As processor architects are hitting fundamental physical limits when it comes to increasing clock speeds[1], it would probably take a team of world-class engineers, not a few disruption-minded startup founders, to create a 10GHz CPU. Such a chip would have extreme cooling and power demands and wouldn't necessarily perform well.

Cyrix doesn't seem like a great example, as it mostly competed with Intel on its budget chips, if Wikipedia is correct. I suspect the greater amount of low-hanging fruit in processor design made it easier for smaller companies to compete with Intel in the 90s.

[0]: http://arstechnica.com/gadgets/2011/04/ask-ars-whats-the-rel...

[1]: https://www.quora.com/Why-havent-CPU-clock-speeds-increased-....


Higher clock speed, more instructions per cycle and good pipelining architecture means higher single-core raw performance.

We had already complex pipelining superscalar architecture with Pentium Pro and Pentium 4 (Netburst/Prescott). The current Core Architecture has a lot simpler pipelining based on Pentium 3/M. (see http://en.wikipedia.org/wiki/Clock_rate )

I favor a high single-core over a slow many-core CPUs.

Have you ever coded a many-core application that runs on thousands of CPUs? I have done using it using http://en.wikipedia.org/wiki/Cilk , http://en.wikipedia.org/wiki/OpenMP (and CUDA and OpenCL on GPU), as well as traditional using operating system process and threads.

You need new algorithms that work on massive parallel computers. Converting algorithms from serial to massive parallel is possible in many cases, but really hard science work (have done it).

Nevertheless, for a specific domain I would need a really high speed single-core CPU.

A good book about the topic is "Inside the Machine" from ArsTechnica: http://www.amazon.com/Inside-Machine-Introduction-Microproce... ...and various university lectures.

I understand the advantages of higher single-core performance and the difficulties in parallelization. And yes, higher clock speeds mean better performance, all other things being equal.

But originally, you said 10 GHz, a record-breaking clock speed, would be advantageous. I replied to say that I doubt that, given the physical limits mentioned in the links I shared above. If what you originally meant was that processors with fewer cores and better raw performance per core is what you need, then I misunderstood.

>Have you ever coded a many-core application that runs on thousands of CPUs?

Nope. I admit you have more experience in that area than I do, but I don't really see why you brought it up.

>Nevertheless, for a specific domain I would need a really high speed single-core CPU.

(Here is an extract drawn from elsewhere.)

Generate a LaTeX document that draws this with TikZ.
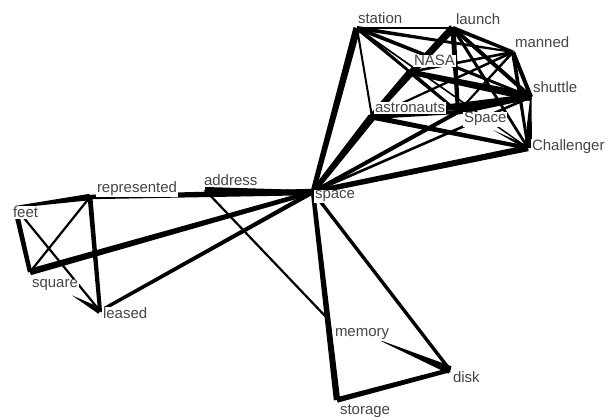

Out of curiosity, which domain do you have in mind?

If we throw away conventional wisdom about how processors work, we could do something magic: throw away the clock.

Ivan Sutherland has done some work on a new processor architecture called Fleet, which takes this premise and rethinks how we should program from the bottom-up. Instead of instructions performing operations, the programming model becomes one of passing messages between individual units in the processor, and the problems become that of traffic management and routing, which happens to relate to functional programming, the actor model, and data-flow paradigms.

Have a read of "The tyranny of the clock", and other publications by the Asynchronous Research Center:



It would be great if there was a 10GHz CPU (single-core), for some special domains.

There's a reason it hasn't happened.

What are the reasons? Moore's law? What are the physical reasons beside heath transfer?

In 2014 we have now the Intel Haswell (14 nm) with 3D tri-gate transistors yet just 3.7 GHz single-core clock rate.

A 10 GHz CPU from Intel would be possible today, we just need dielectric liquid cooling (not water, but pressured Fluorinert) like the http://en.wikipedia.org/wiki/Cray_2 and http://en.wikipedia.org/wiki/Fluorinert

General public cannot buy such equipment, but it does exist.

There are 3 physical reasons besides heat dissipation:

- size: higher frequency means you need smaller circuits, otherwise the electric impedance works against fast switching. There's a limit to how small we can build chip components right now.

- molecular stability: higher frequency requires higher voltage (to provide the energy), which in turns makes it easier for the metal oxide to degrade over time (this effect is additional to degradation due to heat)

- phase divergence: the digital circuits in our processors are heavily synchronized, and require components to react simultaneously to clock edges. However the propagation of the clock signal across the chip introduces errors in the signal phase. As the frequency increases, phase errors accumulate and cause circuits to "lose synchronization". To avoid this, one must increase the complexity of the clock distribution network greatly, which in turn compounds the effects above (and the heat problem).

All in all the current state of affairs is summarized by a rule of thumb (so-called "Pollack's law"): the speed (instructions/sec) of a single core processor increases with the square root of its complexity.

By this rule, to clock up from 3 to 10GHz would be a 9-fold increase in complexity, for which we don't have the technology ready just yet.

At 10GHz, a signal can propagate no more than 300 microns in a cycle due to the speed of light. The CPU would have to be designed either asynchronously or with many more clock domains than currently. The performance probably wouldn't scale linearly by any realistic metric, and you'd still have the same memory latency.

Your math is two digits off. Using Grace Hopper's "one nanosecond is one foot", one cycle at 10 GHz is 1/10 of a foot or 3 cm. That's 30,000 microns not 300.

But yes, the speed of light limitation on signal propagation is a major factor in our current limit of 3 to 4 GHz chips.

Arguably the previous poster only mentioned he wants a 10GHz processor, not fast off-chip memory accesses. Also you can achieve a lot of performance in signal processing applications using a fast-clocked single core with on-chip SRAM scratchpads.

If believe, if any, we (as in software engineers) would benefit more from faster memory and higher bus frequency. In many cases fetching from and writing to memory is much more of a choke point than raw processor speed.

It is a side-effect of larger memories.